**Records shown**.
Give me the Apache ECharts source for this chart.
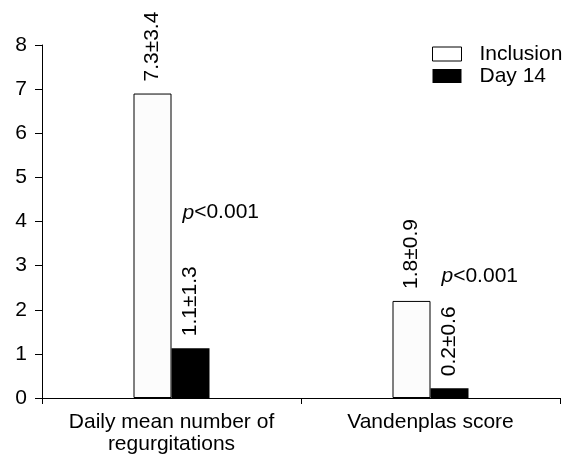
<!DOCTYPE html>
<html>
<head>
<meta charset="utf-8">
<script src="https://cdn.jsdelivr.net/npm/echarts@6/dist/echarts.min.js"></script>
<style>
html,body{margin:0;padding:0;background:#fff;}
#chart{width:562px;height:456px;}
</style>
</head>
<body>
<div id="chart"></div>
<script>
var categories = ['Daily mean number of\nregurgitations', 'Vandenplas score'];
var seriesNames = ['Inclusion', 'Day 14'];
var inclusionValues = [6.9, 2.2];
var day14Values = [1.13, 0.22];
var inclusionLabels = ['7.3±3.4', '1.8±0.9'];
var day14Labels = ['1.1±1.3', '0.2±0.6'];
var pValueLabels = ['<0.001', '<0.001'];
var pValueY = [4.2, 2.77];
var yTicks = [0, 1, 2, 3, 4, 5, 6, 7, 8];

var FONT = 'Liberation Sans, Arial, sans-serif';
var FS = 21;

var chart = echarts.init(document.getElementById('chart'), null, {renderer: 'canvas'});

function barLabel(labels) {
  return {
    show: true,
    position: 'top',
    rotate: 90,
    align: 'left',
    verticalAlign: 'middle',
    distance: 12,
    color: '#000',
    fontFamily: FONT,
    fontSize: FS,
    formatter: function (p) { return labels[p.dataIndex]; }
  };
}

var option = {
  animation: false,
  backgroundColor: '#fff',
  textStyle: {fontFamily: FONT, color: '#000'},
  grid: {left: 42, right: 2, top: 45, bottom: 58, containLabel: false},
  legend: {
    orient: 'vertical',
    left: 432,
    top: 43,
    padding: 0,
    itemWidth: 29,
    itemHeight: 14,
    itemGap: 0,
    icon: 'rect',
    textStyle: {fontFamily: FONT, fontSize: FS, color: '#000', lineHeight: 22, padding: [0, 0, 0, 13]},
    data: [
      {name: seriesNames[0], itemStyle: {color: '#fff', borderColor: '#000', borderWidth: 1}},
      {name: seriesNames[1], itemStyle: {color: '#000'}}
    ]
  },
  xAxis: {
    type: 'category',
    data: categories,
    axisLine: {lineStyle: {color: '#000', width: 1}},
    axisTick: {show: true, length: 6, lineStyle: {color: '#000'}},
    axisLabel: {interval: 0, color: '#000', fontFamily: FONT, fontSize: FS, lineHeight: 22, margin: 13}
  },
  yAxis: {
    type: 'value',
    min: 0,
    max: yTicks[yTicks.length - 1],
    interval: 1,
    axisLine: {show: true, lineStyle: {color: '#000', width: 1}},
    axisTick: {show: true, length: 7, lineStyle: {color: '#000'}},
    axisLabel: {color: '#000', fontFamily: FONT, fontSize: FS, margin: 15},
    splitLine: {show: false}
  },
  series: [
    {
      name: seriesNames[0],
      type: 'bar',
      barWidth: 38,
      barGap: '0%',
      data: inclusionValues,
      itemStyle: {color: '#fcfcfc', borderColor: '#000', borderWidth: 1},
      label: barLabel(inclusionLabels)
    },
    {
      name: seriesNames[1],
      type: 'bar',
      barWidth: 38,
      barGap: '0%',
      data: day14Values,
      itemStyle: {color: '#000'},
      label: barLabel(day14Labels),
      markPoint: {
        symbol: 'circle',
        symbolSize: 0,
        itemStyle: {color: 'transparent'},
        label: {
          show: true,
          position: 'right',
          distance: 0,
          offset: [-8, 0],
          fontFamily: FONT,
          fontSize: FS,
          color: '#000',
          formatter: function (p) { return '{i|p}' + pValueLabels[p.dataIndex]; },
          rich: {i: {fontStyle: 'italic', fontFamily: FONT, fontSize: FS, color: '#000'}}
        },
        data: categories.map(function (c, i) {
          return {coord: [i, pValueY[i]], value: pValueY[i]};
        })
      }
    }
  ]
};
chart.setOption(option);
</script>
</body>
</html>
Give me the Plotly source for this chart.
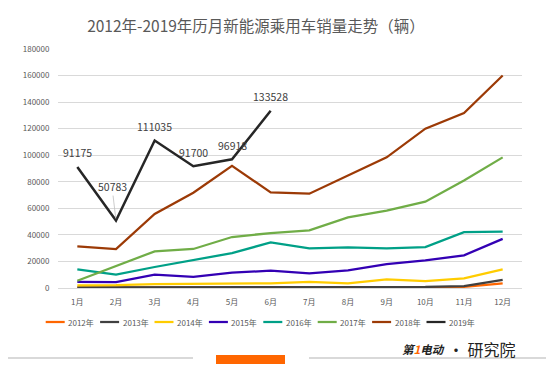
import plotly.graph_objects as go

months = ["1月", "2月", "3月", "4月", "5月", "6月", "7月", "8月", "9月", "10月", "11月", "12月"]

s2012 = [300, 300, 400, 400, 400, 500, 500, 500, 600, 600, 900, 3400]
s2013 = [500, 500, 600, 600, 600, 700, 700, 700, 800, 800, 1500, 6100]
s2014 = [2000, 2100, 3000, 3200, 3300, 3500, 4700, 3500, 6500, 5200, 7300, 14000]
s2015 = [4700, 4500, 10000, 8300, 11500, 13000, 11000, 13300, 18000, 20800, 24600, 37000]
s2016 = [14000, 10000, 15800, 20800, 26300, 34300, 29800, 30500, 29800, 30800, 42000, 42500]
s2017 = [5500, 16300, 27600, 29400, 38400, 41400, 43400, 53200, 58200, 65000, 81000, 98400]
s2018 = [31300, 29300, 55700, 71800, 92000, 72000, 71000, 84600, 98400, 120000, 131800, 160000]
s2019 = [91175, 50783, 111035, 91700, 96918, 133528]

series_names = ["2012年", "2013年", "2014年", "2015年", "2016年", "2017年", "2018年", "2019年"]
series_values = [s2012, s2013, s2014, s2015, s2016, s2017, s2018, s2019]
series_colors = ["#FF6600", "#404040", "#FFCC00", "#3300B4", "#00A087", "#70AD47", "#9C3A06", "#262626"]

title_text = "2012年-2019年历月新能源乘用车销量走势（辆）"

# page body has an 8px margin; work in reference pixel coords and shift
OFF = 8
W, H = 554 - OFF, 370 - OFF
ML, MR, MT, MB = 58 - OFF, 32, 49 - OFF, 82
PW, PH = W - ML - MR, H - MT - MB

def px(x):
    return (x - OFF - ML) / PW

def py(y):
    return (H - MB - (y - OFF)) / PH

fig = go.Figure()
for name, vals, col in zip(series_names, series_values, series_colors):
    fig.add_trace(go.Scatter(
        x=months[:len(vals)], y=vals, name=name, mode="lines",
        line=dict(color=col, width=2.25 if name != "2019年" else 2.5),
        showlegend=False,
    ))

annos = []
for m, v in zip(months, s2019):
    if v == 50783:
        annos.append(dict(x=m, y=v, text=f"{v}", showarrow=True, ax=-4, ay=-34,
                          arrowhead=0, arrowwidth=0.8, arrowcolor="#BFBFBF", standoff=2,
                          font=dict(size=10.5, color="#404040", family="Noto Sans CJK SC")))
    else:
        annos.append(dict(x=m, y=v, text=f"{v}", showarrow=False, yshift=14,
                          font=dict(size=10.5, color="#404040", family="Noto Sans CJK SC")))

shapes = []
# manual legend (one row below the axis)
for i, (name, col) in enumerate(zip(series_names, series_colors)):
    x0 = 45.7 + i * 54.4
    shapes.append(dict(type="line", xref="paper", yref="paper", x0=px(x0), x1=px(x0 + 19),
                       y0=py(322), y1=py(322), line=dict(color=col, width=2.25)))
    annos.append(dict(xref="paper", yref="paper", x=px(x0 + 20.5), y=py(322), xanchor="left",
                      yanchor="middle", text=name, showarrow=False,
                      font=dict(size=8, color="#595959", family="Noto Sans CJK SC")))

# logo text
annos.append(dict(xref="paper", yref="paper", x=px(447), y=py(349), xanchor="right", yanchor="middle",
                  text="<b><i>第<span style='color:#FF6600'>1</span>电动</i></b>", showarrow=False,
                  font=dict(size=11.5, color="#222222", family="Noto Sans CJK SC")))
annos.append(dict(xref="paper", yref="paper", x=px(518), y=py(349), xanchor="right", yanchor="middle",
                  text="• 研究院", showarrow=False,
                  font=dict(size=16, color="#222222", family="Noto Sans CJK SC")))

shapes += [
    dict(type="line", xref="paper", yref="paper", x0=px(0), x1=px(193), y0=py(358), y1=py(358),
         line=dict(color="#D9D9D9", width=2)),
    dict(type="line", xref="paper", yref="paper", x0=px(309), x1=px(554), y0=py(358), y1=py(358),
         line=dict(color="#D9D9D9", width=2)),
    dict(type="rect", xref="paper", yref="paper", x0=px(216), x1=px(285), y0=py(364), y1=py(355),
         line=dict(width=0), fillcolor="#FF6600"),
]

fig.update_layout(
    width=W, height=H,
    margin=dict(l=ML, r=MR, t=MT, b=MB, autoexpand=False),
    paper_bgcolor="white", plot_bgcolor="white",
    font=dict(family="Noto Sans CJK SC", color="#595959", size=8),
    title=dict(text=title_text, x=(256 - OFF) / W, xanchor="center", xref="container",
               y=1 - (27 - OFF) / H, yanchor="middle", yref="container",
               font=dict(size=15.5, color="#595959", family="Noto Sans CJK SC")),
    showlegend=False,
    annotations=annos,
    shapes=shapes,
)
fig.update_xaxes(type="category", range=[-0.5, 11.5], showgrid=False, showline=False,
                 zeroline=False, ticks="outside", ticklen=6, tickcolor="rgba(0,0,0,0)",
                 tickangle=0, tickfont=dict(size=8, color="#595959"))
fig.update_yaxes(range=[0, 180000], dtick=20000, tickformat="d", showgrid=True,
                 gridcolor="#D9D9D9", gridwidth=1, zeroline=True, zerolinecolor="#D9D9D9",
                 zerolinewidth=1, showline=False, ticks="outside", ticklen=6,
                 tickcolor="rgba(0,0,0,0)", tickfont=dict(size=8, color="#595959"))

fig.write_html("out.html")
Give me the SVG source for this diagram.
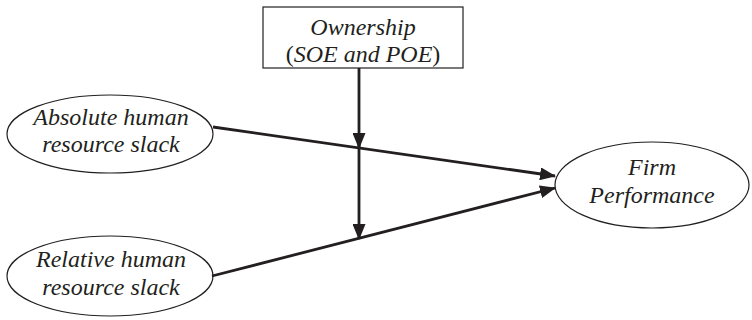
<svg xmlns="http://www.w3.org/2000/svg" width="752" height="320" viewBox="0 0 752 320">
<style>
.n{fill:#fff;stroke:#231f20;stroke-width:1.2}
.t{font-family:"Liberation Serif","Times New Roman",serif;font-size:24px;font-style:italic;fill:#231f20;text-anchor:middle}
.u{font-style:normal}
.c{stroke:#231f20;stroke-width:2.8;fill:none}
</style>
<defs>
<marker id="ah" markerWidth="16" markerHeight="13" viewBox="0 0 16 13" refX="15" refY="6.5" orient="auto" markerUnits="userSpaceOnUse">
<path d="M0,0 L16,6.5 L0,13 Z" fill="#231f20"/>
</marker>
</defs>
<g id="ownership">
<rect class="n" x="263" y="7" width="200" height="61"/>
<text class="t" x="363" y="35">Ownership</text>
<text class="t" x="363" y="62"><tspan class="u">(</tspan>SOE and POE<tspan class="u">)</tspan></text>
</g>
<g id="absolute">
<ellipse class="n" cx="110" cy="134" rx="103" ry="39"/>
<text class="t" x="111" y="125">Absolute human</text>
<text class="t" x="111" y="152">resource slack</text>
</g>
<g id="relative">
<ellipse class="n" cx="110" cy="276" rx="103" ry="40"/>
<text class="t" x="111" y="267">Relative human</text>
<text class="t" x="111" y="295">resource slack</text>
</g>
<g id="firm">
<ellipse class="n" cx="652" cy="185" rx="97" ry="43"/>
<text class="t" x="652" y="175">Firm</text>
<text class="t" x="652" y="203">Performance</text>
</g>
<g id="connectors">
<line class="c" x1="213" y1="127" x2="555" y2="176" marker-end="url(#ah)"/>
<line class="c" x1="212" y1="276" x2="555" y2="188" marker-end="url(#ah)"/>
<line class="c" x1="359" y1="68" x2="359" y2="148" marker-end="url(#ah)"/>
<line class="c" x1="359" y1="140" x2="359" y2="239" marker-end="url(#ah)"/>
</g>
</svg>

**The request**. From the first line of the listing above, repeat every line through the one holding "var yTicks = [0, 1, 2, 3, 4, 5, 6, 7, 8];". Both ends count, and pictures stay out.

**Answer to this exercise**.
Give me the Apache ECharts source for this chart.
<!DOCTYPE html>
<html>
<head>
<meta charset="utf-8">
<script src="https://cdn.jsdelivr.net/npm/echarts@6/dist/echarts.min.js"></script>
<style>
html,body{margin:0;padding:0;background:#fff;}
#chart{width:562px;height:456px;}
</style>
</head>
<body>
<div id="chart"></div>
<script>
var categories = ['Daily mean number of\nregurgitations', 'Vandenplas score'];
var seriesNames = ['Inclusion', 'Day 14'];
var inclusionValues = [6.9, 2.2];
var day14Values = [1.13, 0.22];
var inclusionLabels = ['7.3±3.4', '1.8±0.9'];
var day14Labels = ['1.1±1.3', '0.2±0.6'];
var pValueLabels = ['<0.001', '<0.001'];
var pValueY = [4.2, 2.77];
var yTicks = [0, 1, 2, 3, 4, 5, 6, 7, 8];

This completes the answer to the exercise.